Bond Funds That Beat Money Market MalaiseDon Dunn
Down. Week in, week out, that's the direction of money-market yields. With the average hovering around 3.1%, investors striving to eke out an extra few tenths of a point find it's often possible with an ultrashort-term bond fund. Like a money-market fund, it has high liquidity, low initial investment (usually $1,000), check-writing, and wire transfers.
But the yields are better. Neuberger & Berman's Ultra Short Bond Fund (800 877-9700) pays about 3.4%. The Sit New Beginning Investment Reserve Fund (800 332-5580) offers 3.5%.

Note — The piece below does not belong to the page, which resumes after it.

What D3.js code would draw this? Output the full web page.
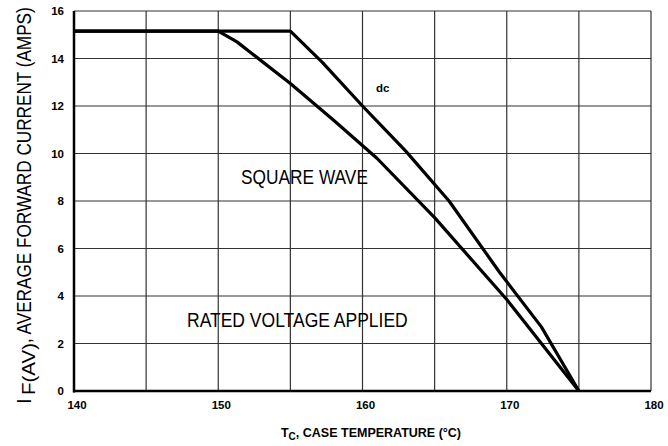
<!DOCTYPE html>
<html>
<head>
<script src="https://cdn.jsdelivr.net/npm/d3@7"></script>
<style>
  body { margin: 0; background: #fff; }
  text { font-family: "Liberation Sans", Arial, sans-serif; }
</style>
</head>
<body>
<svg id="chart" width="668" height="446"></svg>
<script>
// data
const xTicks = [140, 150, 160, 170, 180];
const yTicks = [0, 2, 4, 6, 8, 10, 12, 14, 16];
const xGrid = [145, 150, 155, 160, 165, 170, 175, 180];
const yGrid = [2, 4, 6, 8, 10, 12, 14, 16];

const dcTemp = [140, 155, 157.2, 160, 163, 166, 169.5, 172.4, 175];
const dcAmps = [15.15, 15.15, 13.85, 12.0, 10.1, 8.0, 5.0, 2.7, 0];

const sqTemp = [140, 150, 151.3, 155, 158, 161, 165, 170, 175];
const sqAmps = [15.15, 15.15, 14.7, 12.95, 11.4, 9.8, 7.3, 3.85, 0];

var svg = d3.select("#chart");
// plot box (note: "top" is reserved on window, so use pTop etc.)
var pLeft = 74, pRight = 651, pTop = 11, pBottom = 391;

var x = d3.scaleLinear().domain([140, 180]).range([pLeft, pRight]);
var y = d3.scaleLinear().domain([0, 16]).range([pBottom, pTop]);

// grid
svg.append("g").selectAll("line").data(xGrid).join("line")
    .attr("x1", d => x(d)).attr("x2", d => x(d))
    .attr("y1", pTop).attr("y2", pBottom)
    .attr("stroke", "#333").attr("stroke-width", 1.2);
svg.append("g").selectAll("line").data(yGrid).join("line")
    .attr("x1", pLeft).attr("x2", pRight)
    .attr("y1", d => y(d)).attr("y2", d => y(d))
    .attr("stroke", "#333").attr("stroke-width", 1.2);

// heavy axes
svg.append("line").attr("x1", pLeft).attr("x2", pLeft).attr("y1", pTop).attr("y2", pBottom + 1.5)
    .attr("stroke", "#000").attr("stroke-width", 2.5);
svg.append("line").attr("x1", pLeft - 1).attr("x2", pRight).attr("y1", pBottom).attr("y2", pBottom)
    .attr("stroke", "#000").attr("stroke-width", 2.5);

// tick labels
svg.append("g").selectAll("text").data(yTicks).join("text")
    .attr("x", 64).attr("y", d => y(d) + 4)
    .attr("text-anchor", "end")
    .attr("font-size", 11.5).attr("font-weight", "bold")
    .text(d => d);
svg.append("g").selectAll("text").data(xTicks).join("text")
    .attr("x", d => x(d) + 3).attr("y", 409)
    .attr("text-anchor", "middle")
    .attr("font-size", 11.5).attr("font-weight", "bold")
    .text(d => d);

// curves
var line = d3.line().x(d => x(d[0])).y(d => y(d[1]));
svg.append("path")
    .attr("d", line(d3.zip(sqTemp, sqAmps)))
    .attr("fill", "none").attr("stroke", "#000").attr("stroke-width", 3.2)
    .attr("stroke-linejoin", "round");
svg.append("path")
    .attr("d", line(d3.zip(dcTemp, dcAmps)))
    .attr("fill", "none").attr("stroke", "#000").attr("stroke-width", 3.2)
    .attr("stroke-linejoin", "round");

// squeeze a text horizontally (reference uses a narrow face)
function narrow(sel, width) {
    var w = sel.node().getComputedTextLength();
    var x0 = +sel.attr("x");
    sel.attr("transform", "translate(" + x0 + ",0) scale(" + (width / w) + ",1) translate(" + (-x0) + ",0)");
}

// annotations
svg.append("text").attr("x", 376).attr("y", 92)
    .attr("font-size", 11.5).attr("font-weight", "bold").text("dc");
narrow(svg.append("text").attr("x", 241).attr("y", 184)
    .attr("font-size", 20.5).text("SQUARE WAVE"), 127);
narrow(svg.append("text").attr("x", 187).attr("y", 327)
    .attr("font-size", 20.5).text("RATED VOLTAGE APPLIED"), 221);

// axis titles
var xt = svg.append("text").attr("x", 371).attr("y", 437).attr("text-anchor", "middle")
    .attr("font-size", 12.5).attr("font-weight", "bold");
xt.append("tspan").text("T");
xt.append("tspan").attr("font-size", 10).attr("dy", 3).text("C");
xt.append("tspan").attr("dy", -3).text(", CASE TEMPERATURE (°C)");

var yg = svg.append("g").attr("transform", "translate(31,404) rotate(-90)");
yg.append("text").attr("x", 0).attr("y", 0)
    .attr("font-size", 20.5).text("I");
narrow(yg.append("text").attr("x", 9).attr("y", 4)
    .attr("font-size", 19).text("F(AV)"), 52);
narrow(yg.append("text").attr("x", 61).attr("y", 0)
    .attr("font-size", 20.5).text(", AVERAGE FORWARD CURRENT (AMPS)"), 336);
</script>
</body>
</html>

RATE CUSHION. Money-market funds hold securities that mature in 50 to 60 days, but ultrashort funds typically hold ones with maturities two, three, or four times longer. As interest rates slide, money-market yields drop as income from maturing securities is reinvested at lower rates. But bond funds continue to reap rewards from their longer-maturity, higher-yield portfolios.
Managers of portfolios with bonds that mature in about six to eight months avoid big price fluctuations that can affect even short-term funds, whose holdings mature in one to three years. For Jeff Koch at Strong Advantage Fund (800 368-3863), the objective is "to provide more yield than a money-market fund" whose share price stays at $1 "and more price stability than a short-term fund."
A short-term bond fund's shares can move up or down two or three cents on a big swing in interest rates. But an ultrashort's shares seldom move by more than a penny. Make sure to check the prospectus for the quality of the portfolio. For example, the average bond in Investment Advisers' IAI Reserve Fund (800 945-3863) is rated AAA. Also emphasizing quality, Neuberger & Berman's Doug Taylor says he is avoiding corporate bonds and is 65% in Treasuries. Koch's more aggressive approach has the Strong fund about 80% in corporates, 20% in high-interest mortgages.
ODD LOTS. Another factor to check is total return. The IAI fund, for instance, yields only 2.9% currently but has a more impressive 6% total return for the year. And the Sit fund's Michael Brilley produced a 5% return. He has half the assets in bank CDs and other traditional short-term instruments, half in "high-rate corporate bonds issued a long time ago, which now have very short maturities." Often, says Brilley, such bonds are purchased in odd lots that other buyers pass up.